“Regular humans are easily replaced. Only those with the gene have more value, and you don’t deserve them. It was before my time, but I’ve read all the accounts of your fall from grace. You frittered away centuries doing nothing but living like an animal and drinking tainted blood.”
The dude sneered at Baz. “Your whole family is mired in the past, the status quo, with no ambitions for the future. Today, I will ensure that your safe little world is destroyed.” He examined the bottles of alcohol available and chose a bottle of whiskey. He picked it up, unscrewed the lid, and smelled it.
His head reared back so fast whiplash had to be a concern.
“I’m going to do you a favor,” Dude said. “I’m going to end your pain.” He nodded at his goons.
Baz growled and tried to fight them, but there were four goons to only one of him.
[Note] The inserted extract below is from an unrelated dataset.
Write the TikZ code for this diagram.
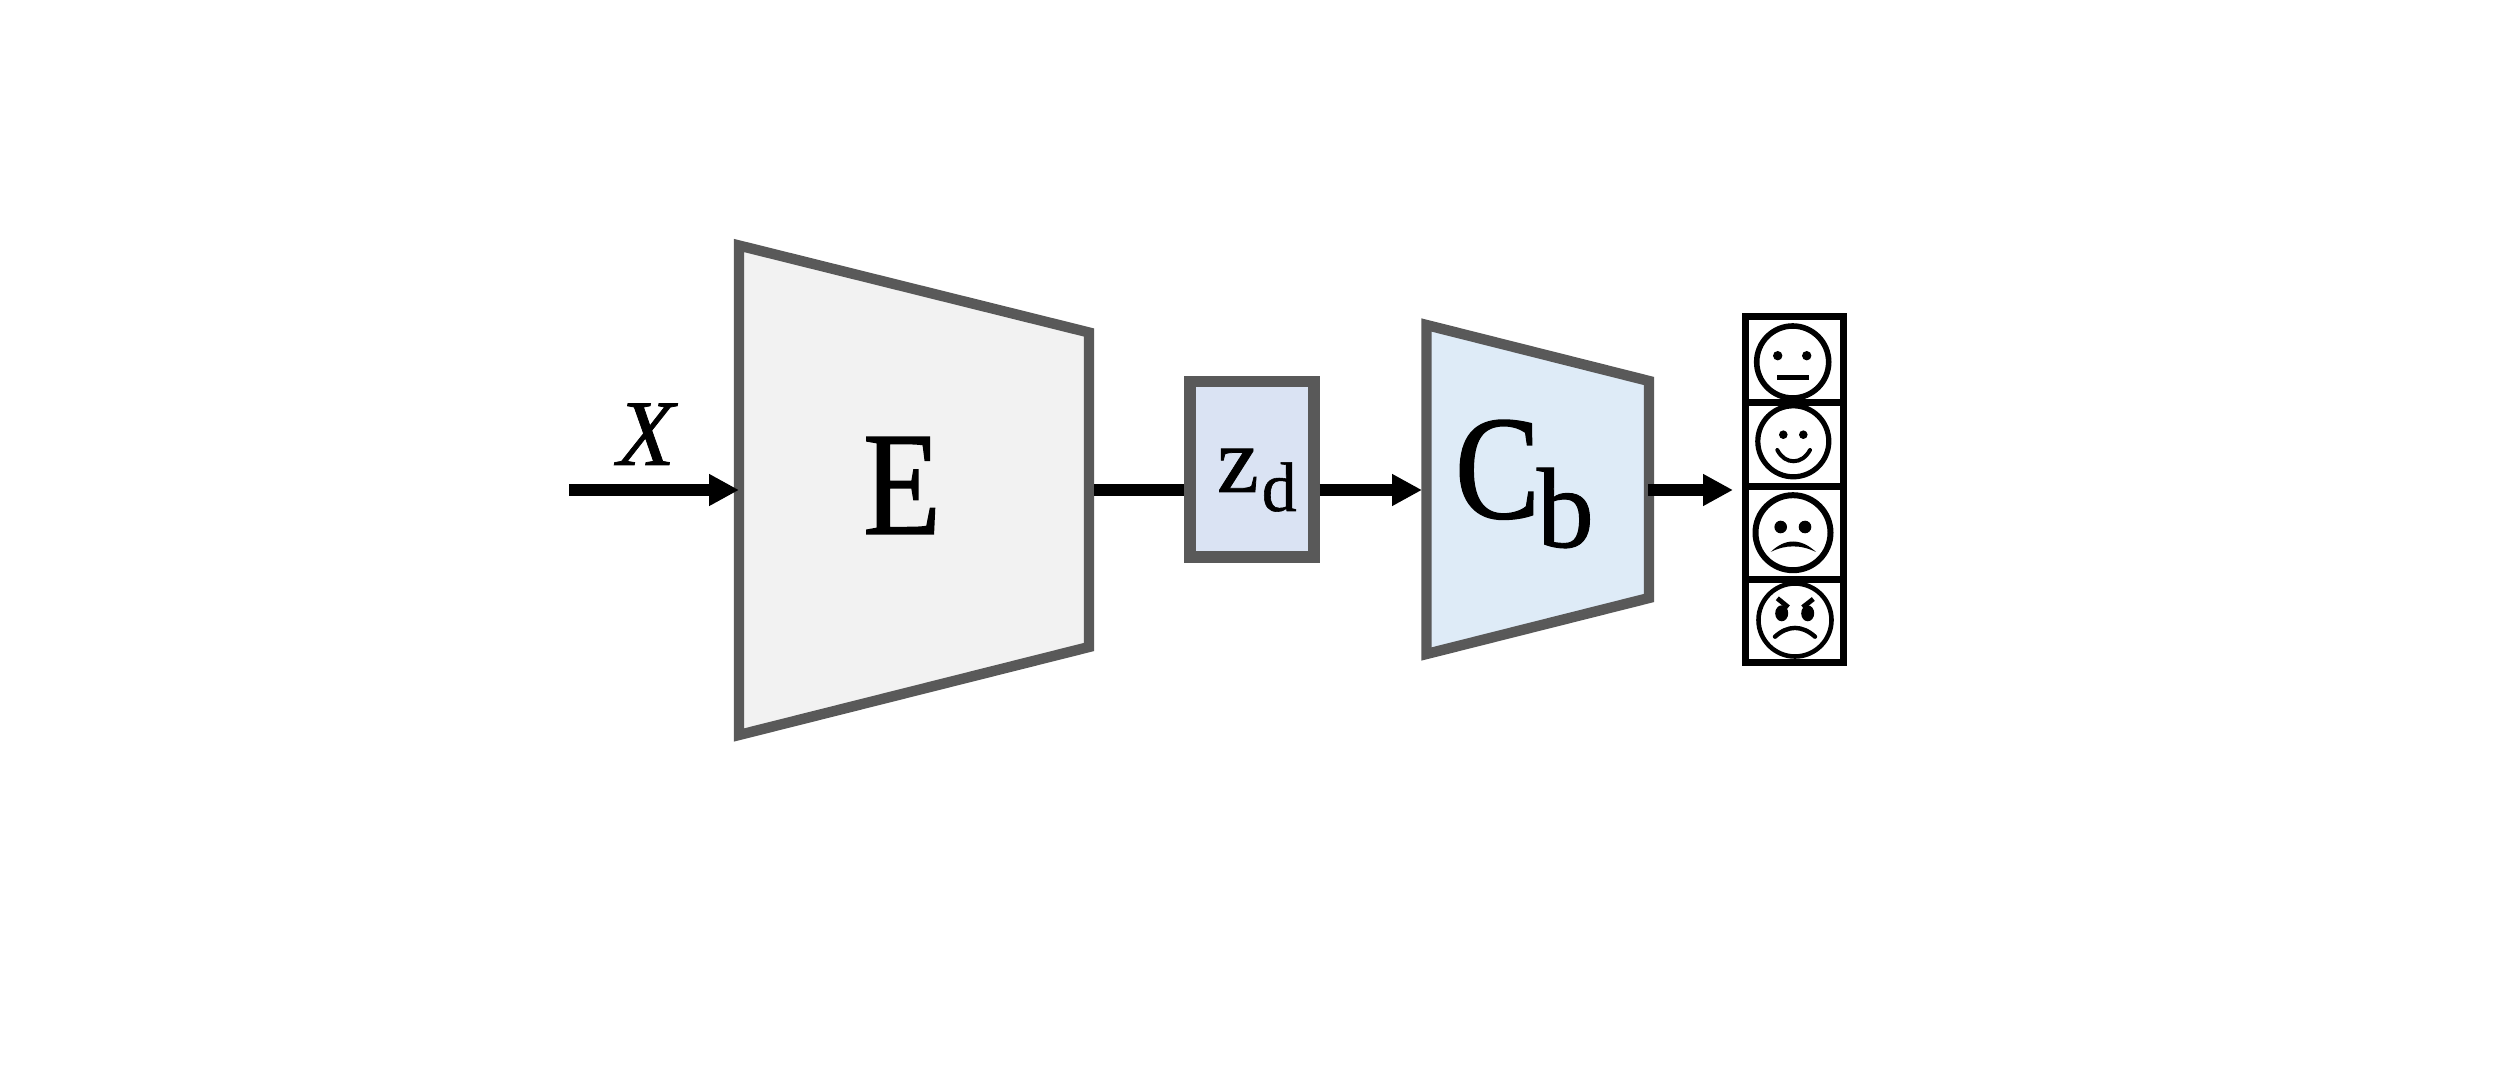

They held him immobile on his knees on the floor.
“Open his mouth,” Dude instructed.
Baz clamped his jaw shut, but one of the goons wrapped a meaty hand around his jaw and dug his fingers and thumb into the joint, forcing it open.
The dude poured the whiskey down Baz’s throat.
Baz screamed or tried to and struggled against his captors, but they held firm.
A cold, prickling frost coated her skin, digging in with sharp shards of ice.
Baz locked his throat, but they pinched his nose shut and poured more alcohol down when he was forced to breathe.
“Stop,” Nika wheezed. “You’re drowning him.”
No one paid any attention to her.
Baz sagged, as if his body had just given out.
The goons let go of him and he fell to the floor, a river of alcohol and blood flowing out of his mouth. He didn’t move. Not even to breathe.
“Is he...dead?” she asked, her voice cracking on the last word.
No one answered her.
“Did you murder him?” she demanded.
“He probably still has a pulse,” Dude said, looking very happy. “But he won’t for long.”
Nika stared at Baz, something hot, hard, and razor-sharp rising from the pit of her stomach. It sliced at her insides, but rather than weakening her, it fired up her muscles, cleared her mind, and resolved her thoughts into one focused goal.
She was going to kill this asshole.
Chapter Eighteen
All Baz knew was pain.
It raced through his body, setting all his arteries and veins on fire. It tore at his muscles, peeling them from his skeleton, and sent ice cold spikes through his bones.
Nothing had ever hurt this much. Not in all the long years of his life. Undiluted alcohol really was a poison to his kind.
Was this what it felt like to be doused in a vat of sulphuric acid?
He’d vomited blood, and for a moment he thought his stomach was trying to pull itself out of his body completely.
The Ruiz vampires dropped him onto the floor, obviously certain of his impending death.
How many other vampires had they killed this way to be so confident of their method?
Nika’s voice, an oddly harsh whisper, cut through the agony gripping him. “Did you murder him?”